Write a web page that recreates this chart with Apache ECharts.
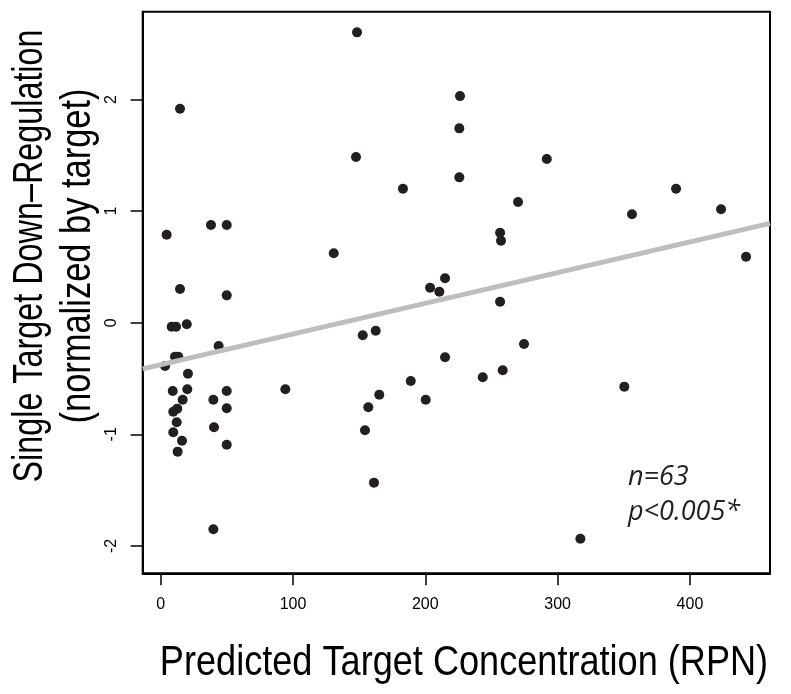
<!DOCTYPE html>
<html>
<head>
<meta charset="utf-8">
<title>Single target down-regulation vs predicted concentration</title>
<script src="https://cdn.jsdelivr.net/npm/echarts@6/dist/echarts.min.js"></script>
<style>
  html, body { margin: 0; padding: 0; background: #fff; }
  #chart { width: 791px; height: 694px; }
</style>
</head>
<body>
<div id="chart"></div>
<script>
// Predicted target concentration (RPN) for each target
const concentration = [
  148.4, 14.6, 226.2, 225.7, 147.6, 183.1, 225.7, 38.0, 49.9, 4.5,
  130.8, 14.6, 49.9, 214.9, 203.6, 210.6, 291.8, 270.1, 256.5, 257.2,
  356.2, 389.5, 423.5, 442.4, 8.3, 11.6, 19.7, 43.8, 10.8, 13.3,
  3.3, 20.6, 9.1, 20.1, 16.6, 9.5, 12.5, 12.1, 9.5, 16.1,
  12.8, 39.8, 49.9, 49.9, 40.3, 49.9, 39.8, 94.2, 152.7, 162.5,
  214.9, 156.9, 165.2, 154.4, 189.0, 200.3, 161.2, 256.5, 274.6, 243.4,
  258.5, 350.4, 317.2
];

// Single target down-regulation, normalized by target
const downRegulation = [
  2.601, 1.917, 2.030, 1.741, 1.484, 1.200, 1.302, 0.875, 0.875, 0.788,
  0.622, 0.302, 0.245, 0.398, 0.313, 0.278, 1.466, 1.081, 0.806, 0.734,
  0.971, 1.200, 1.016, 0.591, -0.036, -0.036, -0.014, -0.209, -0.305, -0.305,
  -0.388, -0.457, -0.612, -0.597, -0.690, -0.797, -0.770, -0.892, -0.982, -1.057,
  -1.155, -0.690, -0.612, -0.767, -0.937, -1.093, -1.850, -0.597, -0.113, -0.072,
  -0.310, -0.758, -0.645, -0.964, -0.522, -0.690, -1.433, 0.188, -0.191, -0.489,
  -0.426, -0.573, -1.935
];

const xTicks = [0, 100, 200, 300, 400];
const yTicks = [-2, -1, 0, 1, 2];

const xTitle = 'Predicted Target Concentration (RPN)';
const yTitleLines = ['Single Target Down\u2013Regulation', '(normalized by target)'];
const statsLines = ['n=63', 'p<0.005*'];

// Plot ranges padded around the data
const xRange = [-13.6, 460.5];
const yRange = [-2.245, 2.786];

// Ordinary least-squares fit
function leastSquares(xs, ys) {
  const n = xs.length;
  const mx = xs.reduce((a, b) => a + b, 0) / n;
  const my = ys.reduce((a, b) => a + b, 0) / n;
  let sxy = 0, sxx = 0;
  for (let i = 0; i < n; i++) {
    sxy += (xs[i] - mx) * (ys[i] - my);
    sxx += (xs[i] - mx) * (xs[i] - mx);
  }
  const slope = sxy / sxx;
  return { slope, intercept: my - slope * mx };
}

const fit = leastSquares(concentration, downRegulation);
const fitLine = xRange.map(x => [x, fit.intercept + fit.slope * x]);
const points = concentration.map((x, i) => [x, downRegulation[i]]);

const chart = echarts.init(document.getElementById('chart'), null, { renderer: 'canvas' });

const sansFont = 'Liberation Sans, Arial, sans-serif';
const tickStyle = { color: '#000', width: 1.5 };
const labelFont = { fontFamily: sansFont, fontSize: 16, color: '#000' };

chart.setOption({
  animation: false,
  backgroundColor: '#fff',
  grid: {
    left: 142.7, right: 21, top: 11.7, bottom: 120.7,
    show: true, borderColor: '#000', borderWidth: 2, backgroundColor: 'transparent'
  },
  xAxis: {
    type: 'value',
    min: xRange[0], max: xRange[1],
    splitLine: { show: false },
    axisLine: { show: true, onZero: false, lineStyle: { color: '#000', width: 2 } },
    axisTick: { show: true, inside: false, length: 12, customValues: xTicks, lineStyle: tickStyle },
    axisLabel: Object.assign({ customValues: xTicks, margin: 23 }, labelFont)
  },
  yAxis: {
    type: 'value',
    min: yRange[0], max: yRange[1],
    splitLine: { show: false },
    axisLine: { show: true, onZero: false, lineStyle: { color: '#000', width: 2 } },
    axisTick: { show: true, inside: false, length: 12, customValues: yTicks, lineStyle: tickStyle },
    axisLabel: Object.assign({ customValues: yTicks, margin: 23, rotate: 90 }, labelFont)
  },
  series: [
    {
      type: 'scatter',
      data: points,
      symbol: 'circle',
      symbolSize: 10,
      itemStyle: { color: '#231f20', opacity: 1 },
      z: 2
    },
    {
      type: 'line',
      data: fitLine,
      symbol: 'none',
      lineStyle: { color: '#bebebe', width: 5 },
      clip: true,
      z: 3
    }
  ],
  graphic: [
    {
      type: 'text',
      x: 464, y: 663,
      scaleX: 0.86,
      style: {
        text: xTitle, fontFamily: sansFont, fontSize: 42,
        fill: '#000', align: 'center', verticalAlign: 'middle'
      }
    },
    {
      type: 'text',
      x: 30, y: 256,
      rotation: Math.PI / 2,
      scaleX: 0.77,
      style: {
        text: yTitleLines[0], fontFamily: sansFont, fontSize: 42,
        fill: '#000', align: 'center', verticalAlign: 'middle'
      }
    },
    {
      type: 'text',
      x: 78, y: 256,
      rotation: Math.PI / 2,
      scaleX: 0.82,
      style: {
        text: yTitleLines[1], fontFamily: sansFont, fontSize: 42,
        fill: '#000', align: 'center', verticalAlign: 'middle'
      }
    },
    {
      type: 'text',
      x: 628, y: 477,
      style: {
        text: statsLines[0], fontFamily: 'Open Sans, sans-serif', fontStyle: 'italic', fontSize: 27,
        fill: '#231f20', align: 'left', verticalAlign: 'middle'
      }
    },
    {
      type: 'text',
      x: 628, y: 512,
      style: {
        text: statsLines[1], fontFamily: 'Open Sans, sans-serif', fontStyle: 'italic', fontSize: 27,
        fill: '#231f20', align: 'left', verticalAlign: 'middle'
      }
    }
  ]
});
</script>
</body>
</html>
* * *
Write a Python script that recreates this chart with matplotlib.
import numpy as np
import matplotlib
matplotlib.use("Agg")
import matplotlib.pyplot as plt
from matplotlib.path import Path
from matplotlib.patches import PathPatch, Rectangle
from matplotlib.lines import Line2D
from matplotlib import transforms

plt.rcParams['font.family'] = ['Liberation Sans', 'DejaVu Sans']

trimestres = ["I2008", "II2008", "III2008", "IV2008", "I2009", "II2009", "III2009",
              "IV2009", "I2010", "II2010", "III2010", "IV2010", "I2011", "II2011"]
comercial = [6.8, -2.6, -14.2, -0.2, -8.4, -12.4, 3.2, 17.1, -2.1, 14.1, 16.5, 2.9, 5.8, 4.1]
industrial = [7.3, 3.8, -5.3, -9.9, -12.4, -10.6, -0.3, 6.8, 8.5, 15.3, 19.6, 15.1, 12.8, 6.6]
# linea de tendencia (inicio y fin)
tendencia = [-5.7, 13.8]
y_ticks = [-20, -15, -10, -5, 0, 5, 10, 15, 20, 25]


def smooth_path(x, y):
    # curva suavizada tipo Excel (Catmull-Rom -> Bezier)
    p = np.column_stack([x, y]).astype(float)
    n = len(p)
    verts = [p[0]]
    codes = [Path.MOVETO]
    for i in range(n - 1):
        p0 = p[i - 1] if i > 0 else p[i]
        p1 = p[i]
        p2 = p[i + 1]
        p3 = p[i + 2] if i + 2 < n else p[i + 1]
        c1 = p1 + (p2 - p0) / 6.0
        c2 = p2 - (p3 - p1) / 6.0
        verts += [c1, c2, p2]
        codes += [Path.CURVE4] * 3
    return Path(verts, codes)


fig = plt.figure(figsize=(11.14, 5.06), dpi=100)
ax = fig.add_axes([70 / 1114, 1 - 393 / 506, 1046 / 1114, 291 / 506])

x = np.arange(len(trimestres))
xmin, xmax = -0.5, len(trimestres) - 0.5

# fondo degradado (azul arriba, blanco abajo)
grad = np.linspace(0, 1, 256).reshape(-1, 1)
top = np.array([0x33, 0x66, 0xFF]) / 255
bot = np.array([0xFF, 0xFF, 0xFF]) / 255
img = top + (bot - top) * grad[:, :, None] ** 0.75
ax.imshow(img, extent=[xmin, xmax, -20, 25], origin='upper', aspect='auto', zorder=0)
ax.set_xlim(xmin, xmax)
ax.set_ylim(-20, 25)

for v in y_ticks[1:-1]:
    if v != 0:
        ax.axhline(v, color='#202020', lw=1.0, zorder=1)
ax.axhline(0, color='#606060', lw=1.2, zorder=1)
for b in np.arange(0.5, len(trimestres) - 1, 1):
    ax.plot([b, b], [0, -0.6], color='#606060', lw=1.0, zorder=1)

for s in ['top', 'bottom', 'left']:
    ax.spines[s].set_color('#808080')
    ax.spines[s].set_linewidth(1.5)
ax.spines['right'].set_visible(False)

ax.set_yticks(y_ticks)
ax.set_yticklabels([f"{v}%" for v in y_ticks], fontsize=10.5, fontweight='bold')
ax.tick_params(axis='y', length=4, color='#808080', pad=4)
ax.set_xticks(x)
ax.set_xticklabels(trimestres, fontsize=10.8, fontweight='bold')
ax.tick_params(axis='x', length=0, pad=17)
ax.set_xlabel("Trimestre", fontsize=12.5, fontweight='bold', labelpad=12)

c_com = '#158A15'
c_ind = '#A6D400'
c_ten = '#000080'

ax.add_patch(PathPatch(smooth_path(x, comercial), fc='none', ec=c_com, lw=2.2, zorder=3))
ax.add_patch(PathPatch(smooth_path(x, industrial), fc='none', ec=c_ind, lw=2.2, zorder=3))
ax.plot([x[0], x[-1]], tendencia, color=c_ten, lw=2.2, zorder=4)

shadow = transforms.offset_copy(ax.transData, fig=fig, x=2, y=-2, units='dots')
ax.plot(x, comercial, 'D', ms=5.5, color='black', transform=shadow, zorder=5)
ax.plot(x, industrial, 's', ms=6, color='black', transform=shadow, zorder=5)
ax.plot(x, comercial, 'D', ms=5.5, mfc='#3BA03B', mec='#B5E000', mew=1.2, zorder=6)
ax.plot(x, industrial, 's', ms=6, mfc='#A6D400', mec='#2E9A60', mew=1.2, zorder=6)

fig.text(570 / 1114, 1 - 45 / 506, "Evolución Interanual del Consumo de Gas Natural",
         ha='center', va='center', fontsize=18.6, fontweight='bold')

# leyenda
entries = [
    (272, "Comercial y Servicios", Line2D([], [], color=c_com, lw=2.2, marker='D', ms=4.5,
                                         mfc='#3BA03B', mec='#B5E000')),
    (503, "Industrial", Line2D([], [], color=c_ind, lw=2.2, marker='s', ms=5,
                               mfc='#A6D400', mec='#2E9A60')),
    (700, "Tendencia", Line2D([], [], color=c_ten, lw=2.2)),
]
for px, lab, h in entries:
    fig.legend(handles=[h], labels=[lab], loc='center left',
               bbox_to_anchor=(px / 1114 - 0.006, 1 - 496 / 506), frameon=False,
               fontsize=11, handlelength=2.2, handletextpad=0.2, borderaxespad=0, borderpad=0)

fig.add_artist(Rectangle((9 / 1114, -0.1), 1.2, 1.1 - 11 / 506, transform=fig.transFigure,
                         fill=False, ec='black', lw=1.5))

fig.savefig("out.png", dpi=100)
* * *
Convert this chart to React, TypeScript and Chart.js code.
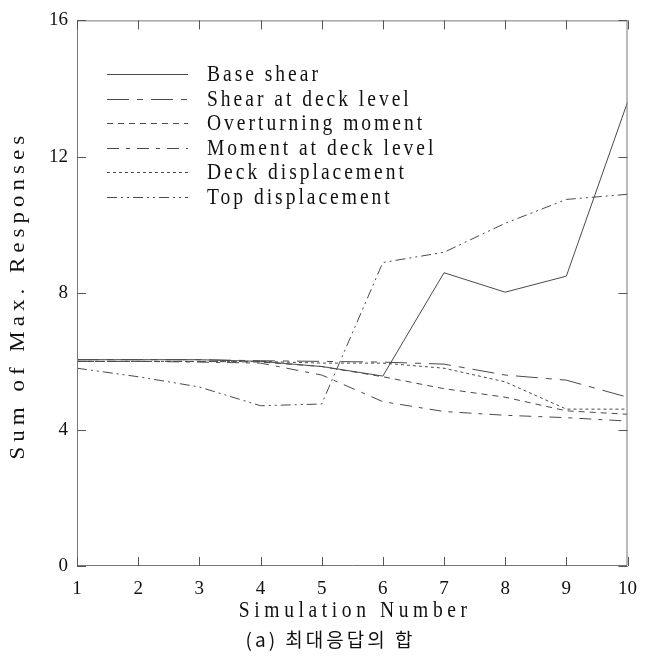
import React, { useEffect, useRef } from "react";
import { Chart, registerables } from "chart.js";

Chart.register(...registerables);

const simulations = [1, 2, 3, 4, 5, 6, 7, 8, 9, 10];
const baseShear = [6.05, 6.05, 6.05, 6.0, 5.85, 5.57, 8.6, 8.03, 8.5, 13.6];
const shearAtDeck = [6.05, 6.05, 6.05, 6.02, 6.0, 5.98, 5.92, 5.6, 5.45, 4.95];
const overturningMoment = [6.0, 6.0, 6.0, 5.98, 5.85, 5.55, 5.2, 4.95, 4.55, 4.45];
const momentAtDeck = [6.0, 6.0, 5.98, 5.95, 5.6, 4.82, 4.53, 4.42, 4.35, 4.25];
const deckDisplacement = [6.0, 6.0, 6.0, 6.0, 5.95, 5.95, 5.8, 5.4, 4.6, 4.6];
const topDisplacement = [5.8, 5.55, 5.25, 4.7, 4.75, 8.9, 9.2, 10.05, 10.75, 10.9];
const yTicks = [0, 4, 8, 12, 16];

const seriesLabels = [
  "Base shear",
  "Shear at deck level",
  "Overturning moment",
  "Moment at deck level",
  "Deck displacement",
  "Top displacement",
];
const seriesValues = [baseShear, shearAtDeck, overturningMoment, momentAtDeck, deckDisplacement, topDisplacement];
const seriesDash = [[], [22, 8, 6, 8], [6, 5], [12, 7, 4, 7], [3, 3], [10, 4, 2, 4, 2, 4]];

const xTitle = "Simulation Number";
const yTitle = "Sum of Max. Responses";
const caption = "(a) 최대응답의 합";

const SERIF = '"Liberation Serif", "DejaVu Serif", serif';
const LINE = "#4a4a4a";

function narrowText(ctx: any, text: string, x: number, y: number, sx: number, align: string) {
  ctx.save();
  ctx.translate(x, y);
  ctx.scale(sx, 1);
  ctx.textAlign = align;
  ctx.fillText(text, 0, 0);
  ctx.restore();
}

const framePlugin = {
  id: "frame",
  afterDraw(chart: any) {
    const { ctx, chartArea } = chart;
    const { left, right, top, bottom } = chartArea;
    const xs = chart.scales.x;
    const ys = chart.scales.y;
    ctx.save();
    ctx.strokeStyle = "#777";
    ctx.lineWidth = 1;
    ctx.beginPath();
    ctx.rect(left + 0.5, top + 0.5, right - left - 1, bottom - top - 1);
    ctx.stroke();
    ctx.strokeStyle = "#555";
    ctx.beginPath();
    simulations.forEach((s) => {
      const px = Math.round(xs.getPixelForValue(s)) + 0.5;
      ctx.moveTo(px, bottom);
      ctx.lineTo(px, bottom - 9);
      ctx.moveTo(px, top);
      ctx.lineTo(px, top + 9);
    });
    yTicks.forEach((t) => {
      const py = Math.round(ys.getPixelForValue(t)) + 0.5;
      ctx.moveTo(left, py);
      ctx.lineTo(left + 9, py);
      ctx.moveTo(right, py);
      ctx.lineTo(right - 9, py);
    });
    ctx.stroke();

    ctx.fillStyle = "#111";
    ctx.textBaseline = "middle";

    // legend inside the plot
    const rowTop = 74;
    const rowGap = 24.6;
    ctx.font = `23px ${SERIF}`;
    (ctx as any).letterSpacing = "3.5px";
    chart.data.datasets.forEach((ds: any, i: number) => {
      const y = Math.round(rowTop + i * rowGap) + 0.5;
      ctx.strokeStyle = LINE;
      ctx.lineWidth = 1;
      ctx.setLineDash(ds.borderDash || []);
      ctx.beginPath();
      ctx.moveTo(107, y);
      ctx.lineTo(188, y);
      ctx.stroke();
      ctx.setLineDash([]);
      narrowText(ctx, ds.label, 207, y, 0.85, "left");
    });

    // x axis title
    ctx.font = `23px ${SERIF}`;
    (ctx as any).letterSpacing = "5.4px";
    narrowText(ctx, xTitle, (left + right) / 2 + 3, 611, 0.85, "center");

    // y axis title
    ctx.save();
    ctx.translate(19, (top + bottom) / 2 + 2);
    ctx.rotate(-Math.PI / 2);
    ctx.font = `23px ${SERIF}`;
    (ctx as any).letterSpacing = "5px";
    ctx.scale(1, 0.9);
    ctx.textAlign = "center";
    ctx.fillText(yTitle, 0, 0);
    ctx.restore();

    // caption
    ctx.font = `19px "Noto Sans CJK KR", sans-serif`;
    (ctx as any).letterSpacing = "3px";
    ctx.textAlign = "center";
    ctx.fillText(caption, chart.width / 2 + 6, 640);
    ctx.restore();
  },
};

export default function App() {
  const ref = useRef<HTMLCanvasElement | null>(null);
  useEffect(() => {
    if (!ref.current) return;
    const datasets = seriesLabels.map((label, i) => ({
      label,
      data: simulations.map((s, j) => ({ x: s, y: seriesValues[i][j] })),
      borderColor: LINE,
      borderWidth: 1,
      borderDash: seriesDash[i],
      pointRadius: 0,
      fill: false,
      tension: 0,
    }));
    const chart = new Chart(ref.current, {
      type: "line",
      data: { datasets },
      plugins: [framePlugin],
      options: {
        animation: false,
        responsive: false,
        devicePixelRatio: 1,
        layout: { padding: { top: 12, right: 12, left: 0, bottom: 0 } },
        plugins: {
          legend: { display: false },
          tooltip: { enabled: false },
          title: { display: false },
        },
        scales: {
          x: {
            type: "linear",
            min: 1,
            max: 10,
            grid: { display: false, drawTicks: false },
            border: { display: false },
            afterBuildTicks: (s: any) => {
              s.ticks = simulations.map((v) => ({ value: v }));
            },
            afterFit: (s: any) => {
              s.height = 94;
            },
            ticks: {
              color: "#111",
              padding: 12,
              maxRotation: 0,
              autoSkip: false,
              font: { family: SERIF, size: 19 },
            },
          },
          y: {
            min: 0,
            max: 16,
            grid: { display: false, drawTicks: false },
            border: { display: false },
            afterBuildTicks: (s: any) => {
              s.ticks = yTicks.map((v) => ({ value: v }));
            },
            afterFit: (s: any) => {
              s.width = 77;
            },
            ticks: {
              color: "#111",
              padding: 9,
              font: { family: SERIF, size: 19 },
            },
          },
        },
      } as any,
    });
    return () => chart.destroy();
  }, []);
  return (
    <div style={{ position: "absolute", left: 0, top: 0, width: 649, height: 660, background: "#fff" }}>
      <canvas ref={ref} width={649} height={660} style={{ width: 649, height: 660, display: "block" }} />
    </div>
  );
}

- The problem -
Using the data above, extract exactly the lines from the one containing "Convert this chart" through the one containing "Chart.register(...registerables);". Pictures are left out.

- Final result -
Convert this chart to React, TypeScript and Chart.js code.
import React, { useEffect, useRef } from "react";
import { Chart, registerables } from "chart.js";

Chart.register(...registerables);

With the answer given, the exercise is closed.